━━━━━ Dataset section

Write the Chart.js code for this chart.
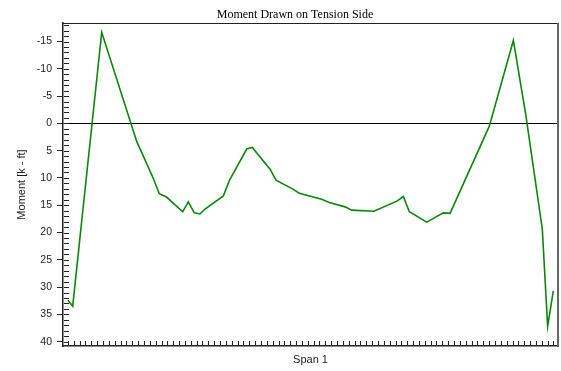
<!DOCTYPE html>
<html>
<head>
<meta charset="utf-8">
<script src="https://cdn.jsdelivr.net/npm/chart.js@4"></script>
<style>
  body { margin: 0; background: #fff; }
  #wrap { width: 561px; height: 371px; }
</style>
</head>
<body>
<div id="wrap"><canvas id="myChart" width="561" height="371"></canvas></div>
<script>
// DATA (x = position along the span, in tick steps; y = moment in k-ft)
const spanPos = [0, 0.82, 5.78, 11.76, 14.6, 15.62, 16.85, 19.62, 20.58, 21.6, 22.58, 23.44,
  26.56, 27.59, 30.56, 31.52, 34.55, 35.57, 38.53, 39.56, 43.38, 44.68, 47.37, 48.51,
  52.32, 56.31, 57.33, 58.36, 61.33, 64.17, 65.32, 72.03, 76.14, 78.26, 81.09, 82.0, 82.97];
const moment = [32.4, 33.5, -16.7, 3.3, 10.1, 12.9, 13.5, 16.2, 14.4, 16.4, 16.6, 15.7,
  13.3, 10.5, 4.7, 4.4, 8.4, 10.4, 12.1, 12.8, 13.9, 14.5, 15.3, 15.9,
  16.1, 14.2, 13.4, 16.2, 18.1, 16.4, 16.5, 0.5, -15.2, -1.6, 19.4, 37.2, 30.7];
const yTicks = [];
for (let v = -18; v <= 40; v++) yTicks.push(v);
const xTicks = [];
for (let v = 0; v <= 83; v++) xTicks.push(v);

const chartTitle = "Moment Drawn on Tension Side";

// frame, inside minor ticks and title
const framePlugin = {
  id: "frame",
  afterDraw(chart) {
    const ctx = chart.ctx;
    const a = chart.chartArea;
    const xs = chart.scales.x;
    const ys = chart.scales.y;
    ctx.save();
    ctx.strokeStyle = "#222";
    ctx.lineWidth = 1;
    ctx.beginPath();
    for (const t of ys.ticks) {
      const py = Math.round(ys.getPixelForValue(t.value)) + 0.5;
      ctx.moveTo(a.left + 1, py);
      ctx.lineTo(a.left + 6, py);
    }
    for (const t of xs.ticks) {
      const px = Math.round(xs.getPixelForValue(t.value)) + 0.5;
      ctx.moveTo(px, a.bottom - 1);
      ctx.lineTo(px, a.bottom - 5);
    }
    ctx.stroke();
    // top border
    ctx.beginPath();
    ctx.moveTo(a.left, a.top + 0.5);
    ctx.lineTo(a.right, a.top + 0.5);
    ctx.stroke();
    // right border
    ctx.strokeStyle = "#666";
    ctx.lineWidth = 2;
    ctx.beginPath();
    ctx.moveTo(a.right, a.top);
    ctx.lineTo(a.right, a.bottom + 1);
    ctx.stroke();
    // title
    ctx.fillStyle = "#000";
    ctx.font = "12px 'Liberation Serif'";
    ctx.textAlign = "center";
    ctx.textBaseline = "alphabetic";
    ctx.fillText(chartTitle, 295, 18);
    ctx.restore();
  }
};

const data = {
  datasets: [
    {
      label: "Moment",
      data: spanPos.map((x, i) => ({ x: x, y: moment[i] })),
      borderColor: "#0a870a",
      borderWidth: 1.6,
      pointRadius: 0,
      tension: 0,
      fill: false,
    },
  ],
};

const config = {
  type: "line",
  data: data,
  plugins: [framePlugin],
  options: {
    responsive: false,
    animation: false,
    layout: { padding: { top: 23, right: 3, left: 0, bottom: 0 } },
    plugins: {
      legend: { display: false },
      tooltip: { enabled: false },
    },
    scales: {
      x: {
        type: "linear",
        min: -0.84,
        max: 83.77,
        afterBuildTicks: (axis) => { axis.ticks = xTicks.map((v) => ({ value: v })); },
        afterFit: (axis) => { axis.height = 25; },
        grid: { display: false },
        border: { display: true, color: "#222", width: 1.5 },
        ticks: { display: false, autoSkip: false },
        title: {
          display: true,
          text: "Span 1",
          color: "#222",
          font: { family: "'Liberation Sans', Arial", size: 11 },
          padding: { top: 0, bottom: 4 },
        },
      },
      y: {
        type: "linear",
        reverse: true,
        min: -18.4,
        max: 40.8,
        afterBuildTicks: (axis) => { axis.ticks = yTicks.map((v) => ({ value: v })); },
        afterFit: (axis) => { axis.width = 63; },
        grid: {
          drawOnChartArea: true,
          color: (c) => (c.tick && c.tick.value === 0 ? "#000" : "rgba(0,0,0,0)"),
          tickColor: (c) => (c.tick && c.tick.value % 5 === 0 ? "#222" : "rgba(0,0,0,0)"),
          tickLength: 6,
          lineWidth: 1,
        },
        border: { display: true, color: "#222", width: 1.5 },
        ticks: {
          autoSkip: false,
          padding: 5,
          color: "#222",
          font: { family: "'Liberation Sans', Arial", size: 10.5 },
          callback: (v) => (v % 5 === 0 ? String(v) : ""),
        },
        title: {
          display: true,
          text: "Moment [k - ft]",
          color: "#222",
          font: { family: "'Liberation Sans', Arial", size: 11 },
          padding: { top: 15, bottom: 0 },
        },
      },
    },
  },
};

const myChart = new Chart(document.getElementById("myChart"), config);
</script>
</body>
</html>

━━━━━━━━━━

▶ _Goal_
Quote the full listing above word for word; exclude every picture from the copy.

▶ _Answer to the task_
Write the Chart.js code for this chart.
<!DOCTYPE html>
<html>
<head>
<meta charset="utf-8">
<script src="https://cdn.jsdelivr.net/npm/chart.js@4"></script>
<style>
  body { margin: 0; background: #fff; }
  #wrap { width: 561px; height: 371px; }
</style>
</head>
<body>
<div id="wrap"><canvas id="myChart" width="561" height="371"></canvas></div>
<script>
// DATA (x = position along the span, in tick steps; y = moment in k-ft)
const spanPos = [0, 0.82, 5.78, 11.76, 14.6, 15.62, 16.85, 19.62, 20.58, 21.6, 22.58, 23.44,
  26.56, 27.59, 30.56, 31.52, 34.55, 35.57, 38.53, 39.56, 43.38, 44.68, 47.37, 48.51,
  52.32, 56.31, 57.33, 58.36, 61.33, 64.17, 65.32, 72.03, 76.14, 78.26, 81.09, 82.0, 82.97];
const moment = [32.4, 33.5, -16.7, 3.3, 10.1, 12.9, 13.5, 16.2, 14.4, 16.4, 16.6, 15.7,
  13.3, 10.5, 4.7, 4.4, 8.4, 10.4, 12.1, 12.8, 13.9, 14.5, 15.3, 15.9,
  16.1, 14.2, 13.4, 16.2, 18.1, 16.4, 16.5, 0.5, -15.2, -1.6, 19.4, 37.2, 30.7];
const yTicks = [];
for (let v = -18; v <= 40; v++) yTicks.push(v);
const xTicks = [];
for (let v = 0; v <= 83; v++) xTicks.push(v);

const chartTitle = "Moment Drawn on Tension Side";

// frame, inside minor ticks and title
const framePlugin = {
  id: "frame",
  afterDraw(chart) {
    const ctx = chart.ctx;
    const a = chart.chartArea;
    const xs = chart.scales.x;
    const ys = chart.scales.y;
    ctx.save();
    ctx.strokeStyle = "#222";
    ctx.lineWidth = 1;
    ctx.beginPath();
    for (const t of ys.ticks) {
      const py = Math.round(ys.getPixelForValue(t.value)) + 0.5;
      ctx.moveTo(a.left + 1, py);
      ctx.lineTo(a.left + 6, py);
    }
    for (const t of xs.ticks) {
      const px = Math.round(xs.getPixelForValue(t.value)) + 0.5;
      ctx.moveTo(px, a.bottom - 1);
      ctx.lineTo(px, a.bottom - 5);
    }
    ctx.stroke();
    // top border
    ctx.beginPath();
    ctx.moveTo(a.left, a.top + 0.5);
    ctx.lineTo(a.right, a.top + 0.5);
    ctx.stroke();
    // right border
    ctx.strokeStyle = "#666";
    ctx.lineWidth = 2;
    ctx.beginPath();
    ctx.moveTo(a.right, a.top);
    ctx.lineTo(a.right, a.bottom + 1);
    ctx.stroke();
    // title
    ctx.fillStyle = "#000";
    ctx.font = "12px 'Liberation Serif'";
    ctx.textAlign = "center";
    ctx.textBaseline = "alphabetic";
    ctx.fillText(chartTitle, 295, 18);
    ctx.restore();
  }
};

const data = {
  datasets: [
    {
      label: "Moment",
      data: spanPos.map((x, i) => ({ x: x, y: moment[i] })),
      borderColor: "#0a870a",
      borderWidth: 1.6,
      pointRadius: 0,
      tension: 0,
      fill: false,
    },
  ],
};

const config = {
  type: "line",
  data: data,
  plugins: [framePlugin],
  options: {
    responsive: false,
    animation: false,
    layout: { padding: { top: 23, right: 3, left: 0, bottom: 0 } },
    plugins: {
      legend: { display: false },
      tooltip: { enabled: false },
    },
    scales: {
      x: {
        type: "linear",
        min: -0.84,
        max: 83.77,
        afterBuildTicks: (axis) => { axis.ticks = xTicks.map((v) => ({ value: v })); },
        afterFit: (axis) => { axis.height = 25; },
        grid: { display: false },
        border: { display: true, color: "#222", width: 1.5 },
        ticks: { display: false, autoSkip: false },
        title: {
          display: true,
          text: "Span 1",
          color: "#222",
          font: { family: "'Liberation Sans', Arial", size: 11 },
          padding: { top: 0, bottom: 4 },
        },
      },
      y: {
        type: "linear",
        reverse: true,
        min: -18.4,
        max: 40.8,
        afterBuildTicks: (axis) => { axis.ticks = yTicks.map((v) => ({ value: v })); },
        afterFit: (axis) => { axis.width = 63; },
        grid: {
          drawOnChartArea: true,
          color: (c) => (c.tick && c.tick.value === 0 ? "#000" : "rgba(0,0,0,0)"),
          tickColor: (c) => (c.tick && c.tick.value % 5 === 0 ? "#222" : "rgba(0,0,0,0)"),
          tickLength: 6,
          lineWidth: 1,
        },
        border: { display: true, color: "#222", width: 1.5 },
        ticks: {
          autoSkip: false,
          padding: 5,
          color: "#222",
          font: { family: "'Liberation Sans', Arial", size: 10.5 },
          callback: (v) => (v % 5 === 0 ? String(v) : ""),
        },
        title: {
          display: true,
          text: "Moment [k - ft]",
          color: "#222",
          font: { family: "'Liberation Sans', Arial", size: 11 },
          padding: { top: 15, bottom: 0 },
        },
      },
    },
  },
};

const myChart = new Chart(document.getElementById("myChart"), config);
</script>
</body>
</html>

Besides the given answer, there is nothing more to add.